» **Aim**
Copy from the first line below down to and including the line with "var levelMax = 15;". Skip the pictures.

» **Material**

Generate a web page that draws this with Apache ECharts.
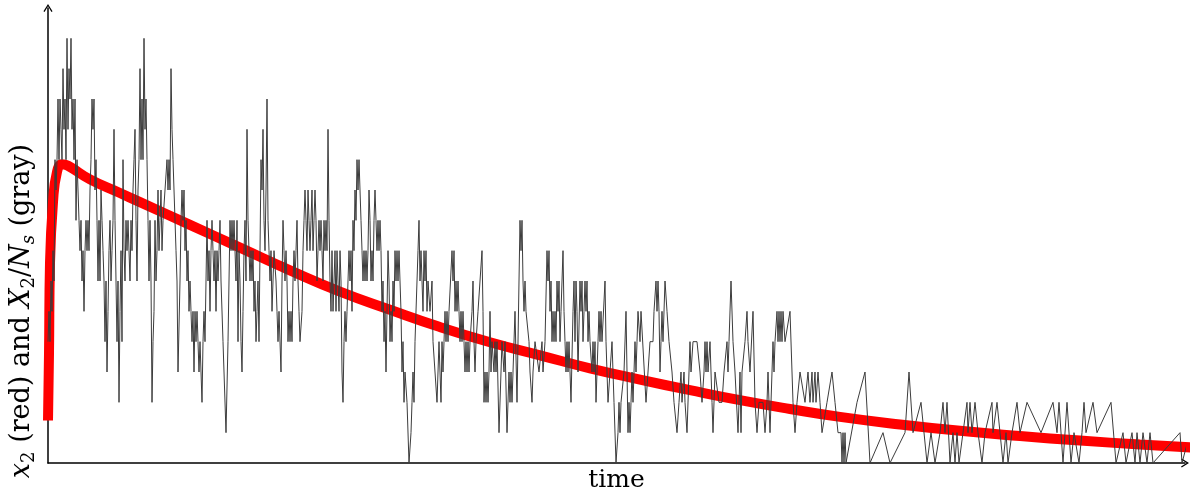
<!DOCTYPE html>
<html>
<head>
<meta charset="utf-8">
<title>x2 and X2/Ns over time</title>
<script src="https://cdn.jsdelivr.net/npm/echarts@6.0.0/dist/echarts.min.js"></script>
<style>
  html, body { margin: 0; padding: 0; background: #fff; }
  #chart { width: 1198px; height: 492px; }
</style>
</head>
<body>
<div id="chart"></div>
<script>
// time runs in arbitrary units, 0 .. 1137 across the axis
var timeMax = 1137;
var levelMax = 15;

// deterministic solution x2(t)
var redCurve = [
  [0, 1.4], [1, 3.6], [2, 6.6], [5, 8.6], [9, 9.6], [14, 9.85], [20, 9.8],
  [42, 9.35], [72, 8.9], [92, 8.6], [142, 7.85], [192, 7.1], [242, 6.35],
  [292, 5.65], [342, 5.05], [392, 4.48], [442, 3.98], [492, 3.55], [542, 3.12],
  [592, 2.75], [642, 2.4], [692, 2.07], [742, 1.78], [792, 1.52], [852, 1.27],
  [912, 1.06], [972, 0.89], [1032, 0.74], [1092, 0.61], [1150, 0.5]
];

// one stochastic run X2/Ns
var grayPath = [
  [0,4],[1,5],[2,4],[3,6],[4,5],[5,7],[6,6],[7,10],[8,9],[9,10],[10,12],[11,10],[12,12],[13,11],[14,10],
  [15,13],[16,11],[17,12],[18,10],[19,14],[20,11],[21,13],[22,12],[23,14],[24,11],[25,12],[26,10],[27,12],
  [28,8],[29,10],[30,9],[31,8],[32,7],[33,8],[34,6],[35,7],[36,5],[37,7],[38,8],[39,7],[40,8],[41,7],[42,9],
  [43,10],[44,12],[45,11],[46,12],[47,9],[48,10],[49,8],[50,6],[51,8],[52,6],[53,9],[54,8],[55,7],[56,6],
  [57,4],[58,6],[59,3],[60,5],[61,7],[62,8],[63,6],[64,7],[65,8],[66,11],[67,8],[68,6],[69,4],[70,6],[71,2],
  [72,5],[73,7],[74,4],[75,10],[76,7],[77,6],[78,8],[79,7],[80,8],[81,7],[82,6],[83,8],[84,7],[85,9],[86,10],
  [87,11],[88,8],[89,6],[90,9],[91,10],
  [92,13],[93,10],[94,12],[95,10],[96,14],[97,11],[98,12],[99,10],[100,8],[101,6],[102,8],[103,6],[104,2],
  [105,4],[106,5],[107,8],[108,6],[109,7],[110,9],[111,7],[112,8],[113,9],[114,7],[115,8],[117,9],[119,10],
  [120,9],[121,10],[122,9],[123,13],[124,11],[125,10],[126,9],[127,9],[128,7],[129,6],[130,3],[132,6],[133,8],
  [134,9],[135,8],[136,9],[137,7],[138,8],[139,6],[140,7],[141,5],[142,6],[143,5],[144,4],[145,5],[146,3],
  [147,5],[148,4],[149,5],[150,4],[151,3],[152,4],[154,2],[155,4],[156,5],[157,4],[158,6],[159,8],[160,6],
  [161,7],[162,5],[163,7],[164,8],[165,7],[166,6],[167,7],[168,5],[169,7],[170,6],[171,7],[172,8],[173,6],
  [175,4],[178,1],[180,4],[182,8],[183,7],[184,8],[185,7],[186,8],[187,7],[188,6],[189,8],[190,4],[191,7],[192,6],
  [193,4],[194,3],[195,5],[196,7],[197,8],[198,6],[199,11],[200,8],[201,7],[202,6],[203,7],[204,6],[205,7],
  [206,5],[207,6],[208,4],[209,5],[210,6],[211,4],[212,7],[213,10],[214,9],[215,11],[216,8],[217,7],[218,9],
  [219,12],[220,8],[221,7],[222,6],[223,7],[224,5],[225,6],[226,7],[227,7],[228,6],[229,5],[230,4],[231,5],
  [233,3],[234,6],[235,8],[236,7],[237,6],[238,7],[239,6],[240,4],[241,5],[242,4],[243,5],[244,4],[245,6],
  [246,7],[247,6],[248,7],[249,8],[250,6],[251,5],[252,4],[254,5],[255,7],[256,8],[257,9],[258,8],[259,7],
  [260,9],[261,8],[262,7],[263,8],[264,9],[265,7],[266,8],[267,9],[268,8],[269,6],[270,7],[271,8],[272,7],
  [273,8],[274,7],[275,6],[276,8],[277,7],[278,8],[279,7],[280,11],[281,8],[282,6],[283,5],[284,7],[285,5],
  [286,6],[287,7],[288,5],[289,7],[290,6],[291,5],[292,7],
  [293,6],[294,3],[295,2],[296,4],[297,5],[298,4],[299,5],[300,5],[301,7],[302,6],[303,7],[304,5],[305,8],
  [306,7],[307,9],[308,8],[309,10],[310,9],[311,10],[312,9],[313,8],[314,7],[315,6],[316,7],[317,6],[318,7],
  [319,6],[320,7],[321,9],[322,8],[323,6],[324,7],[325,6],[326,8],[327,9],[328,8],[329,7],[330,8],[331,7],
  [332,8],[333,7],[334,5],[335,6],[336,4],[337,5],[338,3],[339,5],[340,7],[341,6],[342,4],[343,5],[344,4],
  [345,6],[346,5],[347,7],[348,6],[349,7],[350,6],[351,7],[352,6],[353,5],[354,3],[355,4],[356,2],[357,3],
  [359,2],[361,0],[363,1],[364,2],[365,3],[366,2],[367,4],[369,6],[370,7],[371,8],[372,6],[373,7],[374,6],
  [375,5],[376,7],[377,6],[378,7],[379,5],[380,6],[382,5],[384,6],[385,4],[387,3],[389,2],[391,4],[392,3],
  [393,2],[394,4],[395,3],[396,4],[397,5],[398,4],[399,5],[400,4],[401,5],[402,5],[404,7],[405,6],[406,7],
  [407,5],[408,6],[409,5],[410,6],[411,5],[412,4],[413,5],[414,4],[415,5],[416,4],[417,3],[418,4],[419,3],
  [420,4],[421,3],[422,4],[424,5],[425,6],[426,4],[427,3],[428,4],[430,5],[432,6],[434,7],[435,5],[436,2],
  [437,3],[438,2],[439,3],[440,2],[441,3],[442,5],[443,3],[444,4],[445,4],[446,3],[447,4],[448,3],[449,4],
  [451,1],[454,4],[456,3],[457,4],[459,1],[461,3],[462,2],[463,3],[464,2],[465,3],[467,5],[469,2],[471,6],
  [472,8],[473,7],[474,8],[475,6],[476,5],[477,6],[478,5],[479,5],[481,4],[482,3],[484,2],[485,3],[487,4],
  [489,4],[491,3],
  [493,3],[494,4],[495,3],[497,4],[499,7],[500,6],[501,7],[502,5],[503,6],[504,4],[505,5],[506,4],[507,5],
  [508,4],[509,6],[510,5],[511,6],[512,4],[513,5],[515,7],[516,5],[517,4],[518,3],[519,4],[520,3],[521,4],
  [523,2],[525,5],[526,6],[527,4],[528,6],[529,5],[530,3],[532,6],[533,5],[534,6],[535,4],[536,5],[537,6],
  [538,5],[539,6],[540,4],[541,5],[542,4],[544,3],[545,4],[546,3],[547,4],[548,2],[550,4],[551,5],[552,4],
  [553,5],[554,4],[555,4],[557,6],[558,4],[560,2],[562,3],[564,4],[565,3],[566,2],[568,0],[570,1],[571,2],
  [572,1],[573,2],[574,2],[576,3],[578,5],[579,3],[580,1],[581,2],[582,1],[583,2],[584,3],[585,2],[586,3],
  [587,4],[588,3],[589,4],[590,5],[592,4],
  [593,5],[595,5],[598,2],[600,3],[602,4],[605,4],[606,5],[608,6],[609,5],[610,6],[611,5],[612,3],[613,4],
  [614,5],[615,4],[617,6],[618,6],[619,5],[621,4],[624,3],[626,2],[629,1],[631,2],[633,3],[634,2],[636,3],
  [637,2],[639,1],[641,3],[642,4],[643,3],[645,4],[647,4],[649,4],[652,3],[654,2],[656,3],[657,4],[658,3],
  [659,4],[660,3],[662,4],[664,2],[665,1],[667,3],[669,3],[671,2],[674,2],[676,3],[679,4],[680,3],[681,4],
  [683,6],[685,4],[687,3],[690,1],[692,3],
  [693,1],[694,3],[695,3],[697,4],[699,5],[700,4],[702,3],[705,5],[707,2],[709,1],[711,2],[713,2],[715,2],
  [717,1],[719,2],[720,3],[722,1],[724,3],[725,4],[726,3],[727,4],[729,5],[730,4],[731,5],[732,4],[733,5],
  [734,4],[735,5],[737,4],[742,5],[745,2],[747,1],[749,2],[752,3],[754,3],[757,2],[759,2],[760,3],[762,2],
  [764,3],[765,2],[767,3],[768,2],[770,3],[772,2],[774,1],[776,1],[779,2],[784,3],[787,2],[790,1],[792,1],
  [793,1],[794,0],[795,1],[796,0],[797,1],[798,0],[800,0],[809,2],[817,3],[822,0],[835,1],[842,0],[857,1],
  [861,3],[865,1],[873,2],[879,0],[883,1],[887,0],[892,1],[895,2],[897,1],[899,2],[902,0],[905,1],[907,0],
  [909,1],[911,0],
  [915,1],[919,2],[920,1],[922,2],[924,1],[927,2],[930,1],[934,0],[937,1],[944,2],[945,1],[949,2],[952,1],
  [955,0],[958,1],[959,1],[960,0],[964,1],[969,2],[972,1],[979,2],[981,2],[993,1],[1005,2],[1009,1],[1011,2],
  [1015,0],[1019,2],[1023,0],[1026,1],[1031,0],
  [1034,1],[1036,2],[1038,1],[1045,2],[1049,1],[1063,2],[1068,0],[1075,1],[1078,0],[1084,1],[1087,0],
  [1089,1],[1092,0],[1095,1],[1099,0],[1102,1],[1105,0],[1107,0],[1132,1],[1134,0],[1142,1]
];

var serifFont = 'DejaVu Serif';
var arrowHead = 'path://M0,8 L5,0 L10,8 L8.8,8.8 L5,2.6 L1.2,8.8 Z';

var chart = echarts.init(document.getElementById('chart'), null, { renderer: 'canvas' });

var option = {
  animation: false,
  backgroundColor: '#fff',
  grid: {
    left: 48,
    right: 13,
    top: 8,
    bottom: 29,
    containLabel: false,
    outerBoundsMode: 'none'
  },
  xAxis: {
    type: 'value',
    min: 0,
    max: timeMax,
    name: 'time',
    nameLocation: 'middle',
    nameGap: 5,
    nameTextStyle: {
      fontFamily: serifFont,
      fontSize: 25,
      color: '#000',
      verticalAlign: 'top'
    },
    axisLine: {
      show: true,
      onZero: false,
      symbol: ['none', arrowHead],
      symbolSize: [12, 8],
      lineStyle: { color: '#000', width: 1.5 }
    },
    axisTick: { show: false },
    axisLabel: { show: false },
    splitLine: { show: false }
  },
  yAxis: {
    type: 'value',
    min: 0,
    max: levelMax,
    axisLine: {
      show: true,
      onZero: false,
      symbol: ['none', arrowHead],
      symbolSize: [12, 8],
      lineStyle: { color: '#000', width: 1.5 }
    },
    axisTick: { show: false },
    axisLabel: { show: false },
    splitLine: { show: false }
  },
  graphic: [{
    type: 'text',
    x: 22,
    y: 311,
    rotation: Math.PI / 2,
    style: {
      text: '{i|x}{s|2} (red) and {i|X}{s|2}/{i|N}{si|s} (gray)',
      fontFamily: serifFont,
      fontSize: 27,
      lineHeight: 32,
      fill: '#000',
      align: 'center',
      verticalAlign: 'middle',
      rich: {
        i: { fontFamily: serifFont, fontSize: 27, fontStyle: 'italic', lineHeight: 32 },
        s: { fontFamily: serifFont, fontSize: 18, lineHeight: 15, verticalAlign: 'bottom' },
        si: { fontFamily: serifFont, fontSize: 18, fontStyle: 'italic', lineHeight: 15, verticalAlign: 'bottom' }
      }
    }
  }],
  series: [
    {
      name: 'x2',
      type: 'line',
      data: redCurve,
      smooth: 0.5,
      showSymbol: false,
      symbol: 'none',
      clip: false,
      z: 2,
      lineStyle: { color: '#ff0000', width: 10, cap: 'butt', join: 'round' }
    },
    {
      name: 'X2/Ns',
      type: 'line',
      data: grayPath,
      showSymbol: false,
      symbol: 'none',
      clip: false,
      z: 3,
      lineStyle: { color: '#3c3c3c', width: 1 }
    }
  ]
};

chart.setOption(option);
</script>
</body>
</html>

» **Problem solution**
Generate a web page that draws this with Apache ECharts.
<!DOCTYPE html>
<html>
<head>
<meta charset="utf-8">
<title>x2 and X2/Ns over time</title>
<script src="https://cdn.jsdelivr.net/npm/echarts@6.0.0/dist/echarts.min.js"></script>
<style>
  html, body { margin: 0; padding: 0; background: #fff; }
  #chart { width: 1198px; height: 492px; }
</style>
</head>
<body>
<div id="chart"></div>
<script>
// time runs in arbitrary units, 0 .. 1137 across the axis
var timeMax = 1137;
var levelMax = 15;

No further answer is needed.